| STATED EXERCISE |
Note how many lines in the entries contain the string "chart", then give that number and nothing else.

═════ GIVEN RECORDS

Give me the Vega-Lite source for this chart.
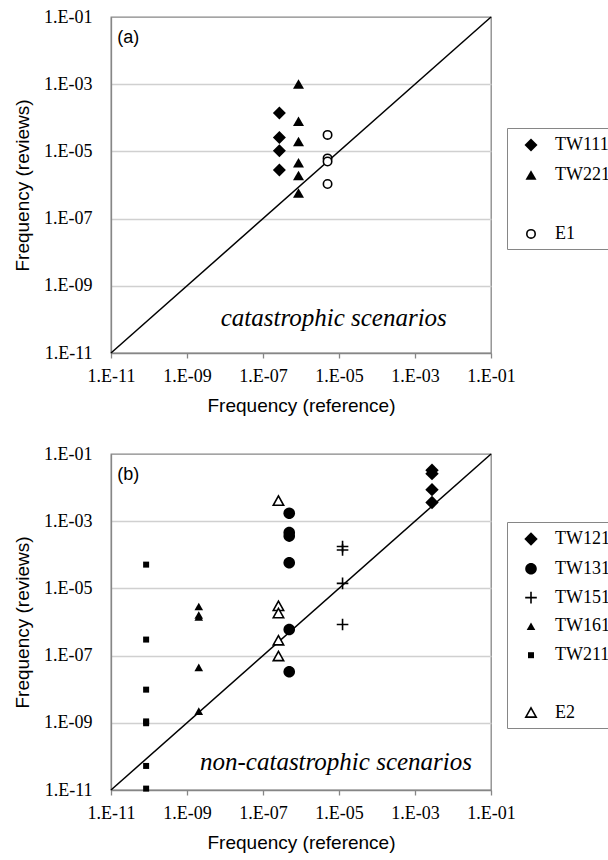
{
  "$schema": "https://vega.github.io/schema/vega-lite/v6.json",
  "autosize": {"type": "pad"},
  "padding": {"left": 12, "top": 7, "right": 0, "bottom": 0},
  "bounds": "flush",
  "spacing": 101,
  "datasets": {
    "diag": [
      {"ref": 1e-11, "rev": 1e-11},
      {"ref": 0.1, "rev": 0.1}
    ],
    "pointsA": [
      {"series": "TW111", "ref": 2.7e-7, "rev": 1.4e-4},
      {"series": "TW111", "ref": 2.7e-7, "rev": 2.6e-5},
      {"series": "TW111", "ref": 2.7e-7, "rev": 1.05e-5},
      {"series": "TW111", "ref": 2.7e-7, "rev": 2.8e-6},
      {"series": "TW221", "ref": 8.6e-7, "rev": 1.0e-3},
      {"series": "TW221", "ref": 8.6e-7, "rev": 7.7e-5},
      {"series": "TW221", "ref": 8.6e-7, "rev": 1.95e-5},
      {"series": "TW221", "ref": 8.6e-7, "rev": 4.5e-6},
      {"series": "TW221", "ref": 8.6e-7, "rev": 1.9e-6},
      {"series": "TW221", "ref": 8.6e-7, "rev": 5.7e-7},
      {"series": "E1", "ref": 5.0e-6, "rev": 3.1e-5},
      {"series": "E1", "ref": 5.0e-6, "rev": 6.2e-6},
      {"series": "E1", "ref": 5.0e-6, "rev": 5.0e-6},
      {"series": "E1", "ref": 5.0e-6, "rev": 1.07e-6}
    ],
    "pointsB": [
      {"series": "TW121", "ref": 2.8e-3, "rev": 3.3e-2},
      {"series": "TW121", "ref": 2.8e-3, "rev": 2.6e-2},
      {"series": "TW121", "ref": 2.8e-3, "rev": 8.7e-3},
      {"series": "TW121", "ref": 2.8e-3, "rev": 3.6e-3},
      {"series": "TW131", "ref": 4.9e-7, "rev": 1.73e-3},
      {"series": "TW131", "ref": 4.9e-7, "rev": 4.6e-4},
      {"series": "TW131", "ref": 4.9e-7, "rev": 3.6e-4},
      {"series": "TW131", "ref": 4.9e-7, "rev": 5.8e-5},
      {"series": "TW131", "ref": 4.9e-7, "rev": 6.0e-7},
      {"series": "TW131", "ref": 4.9e-7, "rev": 3.3e-8},
      {"series": "TW151", "ref": 1.24e-5, "rev": 1.76e-4},
      {"series": "TW151", "ref": 1.24e-5, "rev": 1.39e-4},
      {"series": "TW151", "ref": 1.24e-5, "rev": 1.41e-5},
      {"series": "TW151", "ref": 1.24e-5, "rev": 8.4e-7},
      {"series": "TW161", "ref": 2.04e-9, "rev": 2.84e-6},
      {"series": "TW161", "ref": 2.04e-9, "rev": 1.6e-6},
      {"series": "TW161", "ref": 2.04e-9, "rev": 1.4e-6},
      {"series": "TW161", "ref": 2.04e-9, "rev": 4.4e-8},
      {"series": "TW161", "ref": 2.04e-9, "rev": 2.2e-9},
      {"series": "TW211", "ref": 8.4e-11, "rev": 5.1e-5},
      {"series": "TW211", "ref": 8.4e-11, "rev": 3.0e-7},
      {"series": "TW211", "ref": 8.4e-11, "rev": 9.7e-9},
      {"series": "TW211", "ref": 8.4e-11, "rev": 1.1e-9},
      {"series": "TW211", "ref": 8.4e-11, "rev": 9.7e-10},
      {"series": "TW211", "ref": 8.4e-11, "rev": 5.2e-11},
      {"series": "TW211", "ref": 8.4e-11, "rev": 1.1e-11},
      {"series": "E2", "ref": 2.55e-7, "rev": 4.0e-3},
      {"series": "E2", "ref": 2.55e-7, "rev": 2.96e-6},
      {"series": "E2", "ref": 2.55e-7, "rev": 1.8e-6},
      {"series": "E2", "ref": 2.55e-7, "rev": 2.8e-7},
      {"series": "E2", "ref": 2.55e-7, "rev": 9.5e-8}
    ],
    "tagA": [{"ref": 1.45e-11, "rev": 2.3e-2, "label": "(a)"}],
    "noteA": [{"ref": 7.7e-9, "rev": 6.5e-11, "label": "catastrophic scenarios"}],
    "tagB": [{"ref": 1.45e-11, "rev": 2.3e-2, "label": "(b)"}],
    "noteB": [{"ref": 2.2e-9, "rev": 3.95e-11, "label": "non-catastrophic scenarios"}]
  },
  "vconcat": [
    {
      "width": 380,
      "height": 336,
      "layer": [
        {
          "data": {"name": "diag"},
          "mark": {"type": "line", "color": "black", "strokeWidth": 1.5},
          "encoding": {
            "x": {
              "field": "ref", "type": "quantitative",
              "scale": {"type": "log", "domain": [1e-11, 0.1], "nice": false},
              "axis": {
                "title": "Frequency (reference)",
                "values": [1e-11, 1e-9, 1e-7, 1e-5, 1e-3, 0.1],
                "labelExpr": "(round(log(datum.value)/LN10) > -10 ? '1.E-0' : '1.E-') + abs(round(log(datum.value)/LN10))",
                "grid": false, "tickSize": 5, "labelPadding": 9,
                "labelFlush": false, "labelOverlap": false,
                "titleY": 52, "titleBaseline": "middle"
              }
            },
            "y": {
              "field": "rev", "type": "quantitative",
              "scale": {"type": "log", "domain": [1e-11, 0.1], "nice": false},
              "axis": {
                "title": "Frequency (reviews)",
                "values": [1e-11, 1e-9, 1e-7, 1e-5, 1e-3, 0.1],
                "labelExpr": "(round(log(datum.value)/LN10) > -10 ? '1.E-0' : '1.E-') + abs(round(log(datum.value)/LN10))",
                "ticks": false, "labelPadding": 19,
                "labelFlush": false, "labelOverlap": false,
                "grid": true,
                "gridOpacity": {"condition": {"test": "datum.value > 0.05 || datum.value < 5e-11", "value": 0}, "value": 1},
                "titleX": -89, "titleBaseline": "middle"
              }
            }
          }
        },
        {
          "data": {"name": "pointsA"},
          "mark": {"type": "point", "opacity": 1, "size": 400, "strokeWidth": 1.6},
          "encoding": {
            "x": {"field": "ref", "type": "quantitative"},
            "y": {"field": "rev", "type": "quantitative"},
            "shape": {
              "field": "series", "type": "nominal",
              "scale": {
                "domain": ["TW111", "TW221", " ", "E1"],
                "range": [
                  "M0,-0.65L0.65,0L0,0.65L-0.65,0Z",
                  "M0,-0.5L0.55,0.45L-0.55,0.45Z",
                  "M0,0",
                  "M-0.42,0A0.42,0.42,0,1,1,0.42,0A0.42,0.42,0,1,1,-0.42,0Z"
                ]
              },
              "legend": {
                "orient": "none", "legendX": 396, "legendY": 111,
                "title": null, "strokeColor": "#868686", "fillColor": "white",
                "padding": 6, "symbolSize": 400, "symbolStrokeWidth": 1.6,
                "symbolOpacity": 1, "rowPadding": 9.3,
                "symbolOffset": 7, "labelOffset": 13,
                "labelFont": "Liberation Serif", "labelFontSize": 18, "labelColor": "black"
              }
            },
            "fill": {
              "field": "series", "type": "nominal",
              "scale": {"domain": ["TW111", "TW221", " ", "E1"], "range": ["black", "black", "transparent", "white"]}
            },
            "stroke": {
              "field": "series", "type": "nominal",
              "scale": {"domain": ["TW111", "TW221", " ", "E1"], "range": ["transparent", "transparent", "transparent", "black"]}
            }
          }
        },
        {
          "data": {"name": "tagA"},
          "mark": {"type": "text", "font": "Liberation Sans", "fontSize": 18, "align": "left", "baseline": "middle", "color": "black"},
          "encoding": {
            "x": {"field": "ref", "type": "quantitative"},
            "y": {"field": "rev", "type": "quantitative"},
            "text": {"field": "label"}
          }
        },
        {
          "data": {"name": "noteA"},
          "mark": {"type": "text", "font": "Liberation Serif", "fontStyle": "italic", "fontSize": 25, "align": "left", "baseline": "alphabetic", "color": "black"},
          "encoding": {
            "x": {"field": "ref", "type": "quantitative"},
            "y": {"field": "rev", "type": "quantitative"},
            "text": {"field": "label"}
          }
        }
      ]
    },
    {
      "width": 380,
      "height": 336,
      "layer": [
        {
          "data": {"name": "diag"},
          "mark": {"type": "line", "color": "black", "strokeWidth": 1.5},
          "encoding": {
            "x": {
              "field": "ref", "type": "quantitative",
              "scale": {"type": "log", "domain": [1e-11, 0.1], "nice": false},
              "axis": {
                "title": "Frequency (reference)",
                "values": [1e-11, 1e-9, 1e-7, 1e-5, 1e-3, 0.1],
                "labelExpr": "(round(log(datum.value)/LN10) > -10 ? '1.E-0' : '1.E-') + abs(round(log(datum.value)/LN10))",
                "grid": false, "tickSize": 5, "labelPadding": 9,
                "labelFlush": false, "labelOverlap": false,
                "titleY": 52, "titleBaseline": "middle"
              }
            },
            "y": {
              "field": "rev", "type": "quantitative",
              "scale": {"type": "log", "domain": [1e-11, 0.1], "nice": false},
              "axis": {
                "title": "Frequency (reviews)",
                "values": [1e-11, 1e-9, 1e-7, 1e-5, 1e-3, 0.1],
                "labelExpr": "(round(log(datum.value)/LN10) > -10 ? '1.E-0' : '1.E-') + abs(round(log(datum.value)/LN10))",
                "ticks": false, "labelPadding": 19,
                "labelFlush": false, "labelOverlap": false,
                "grid": true,
                "gridOpacity": {"condition": {"test": "datum.value > 0.05 || datum.value < 5e-11", "value": 0}, "value": 1},
                "titleX": -89, "titleBaseline": "middle"
              }
            }
          }
        },
        {
          "data": {"name": "pointsB"},
          "mark": {"type": "point", "opacity": 1, "size": 400, "strokeWidth": 1.6},
          "encoding": {
            "x": {"field": "ref", "type": "quantitative"},
            "y": {"field": "rev", "type": "quantitative"},
            "shape": {
              "field": "series", "type": "nominal",
              "scale": {
                "domain": ["TW121", "TW131", "TW151", "TW161", "TW211", " ", "E2"],
                "range": [
                  "M0,-0.67L0.67,0L0,0.67L-0.67,0Z",
                  "M-0.58,0A0.58,0.58,0,1,1,0.58,0A0.58,0.58,0,1,1,-0.58,0Z",
                  "M-0.58,0L0.58,0M0,-0.58L0,0.58",
                  "M0,-0.4L0.43,0.36L-0.43,0.36Z",
                  "M-0.3,-0.3L0.3,-0.3L0.3,0.3L-0.3,0.3Z",
                  "M0,0",
                  "M0,-0.5L0.52,0.43L-0.52,0.43Z"
                ]
              },
              "legend": {
                "orient": "none", "legendX": 396, "legendY": 68,
                "title": null, "strokeColor": "#868686", "fillColor": "white",
                "padding": 6, "symbolSize": 400, "symbolStrokeWidth": 1.6,
                "symbolOpacity": 1, "rowPadding": 8.8,
                "symbolOffset": 7, "labelOffset": 13,
                "labelFont": "Liberation Serif", "labelFontSize": 18, "labelColor": "black"
              }
            },
            "fill": {
              "field": "series", "type": "nominal",
              "scale": {
                "domain": ["TW121", "TW131", "TW151", "TW161", "TW211", " ", "E2"],
                "range": ["black", "black", "transparent", "black", "black", "transparent", "white"]
              }
            },
            "stroke": {
              "field": "series", "type": "nominal",
              "scale": {
                "domain": ["TW121", "TW131", "TW151", "TW161", "TW211", " ", "E2"],
                "range": ["transparent", "transparent", "black", "transparent", "transparent", "transparent", "black"]
              }
            }
          }
        },
        {
          "data": {"name": "tagB"},
          "mark": {"type": "text", "font": "Liberation Sans", "fontSize": 18, "align": "left", "baseline": "middle", "color": "black"},
          "encoding": {
            "x": {"field": "ref", "type": "quantitative"},
            "y": {"field": "rev", "type": "quantitative"},
            "text": {"field": "label"}
          }
        },
        {
          "data": {"name": "noteB"},
          "mark": {"type": "text", "font": "Liberation Serif", "fontStyle": "italic", "fontSize": 25, "align": "left", "baseline": "alphabetic", "color": "black"},
          "encoding": {
            "x": {"field": "ref", "type": "quantitative"},
            "y": {"field": "rev", "type": "quantitative"},
            "text": {"field": "label"}
          }
        }
      ]
    }
  ],
  "resolve": {
    "scale": {"shape": "independent", "fill": "independent", "stroke": "independent"},
    "legend": {"shape": "independent", "fill": "independent", "stroke": "independent"}
  },
  "config": {
    "background": "white",
    "view": {"stroke": "#868686", "strokeWidth": 1.3},
    "axis": {
      "domainColor": "#868686", "domainWidth": 1.3,
      "tickColor": "#868686", "tickWidth": 1.3,
      "gridColor": "#d0d0d0", "gridWidth": 1.3,
      "labelFont": "Liberation Serif", "labelFontSize": 18, "labelColor": "black",
      "titleFont": "Liberation Sans", "titleFontSize": 19, "titleFontWeight": "normal", "titleColor": "black"
    }
  }
}
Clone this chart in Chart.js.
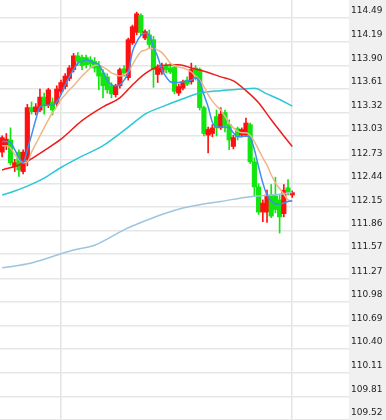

══════════

| RESPONSE |
2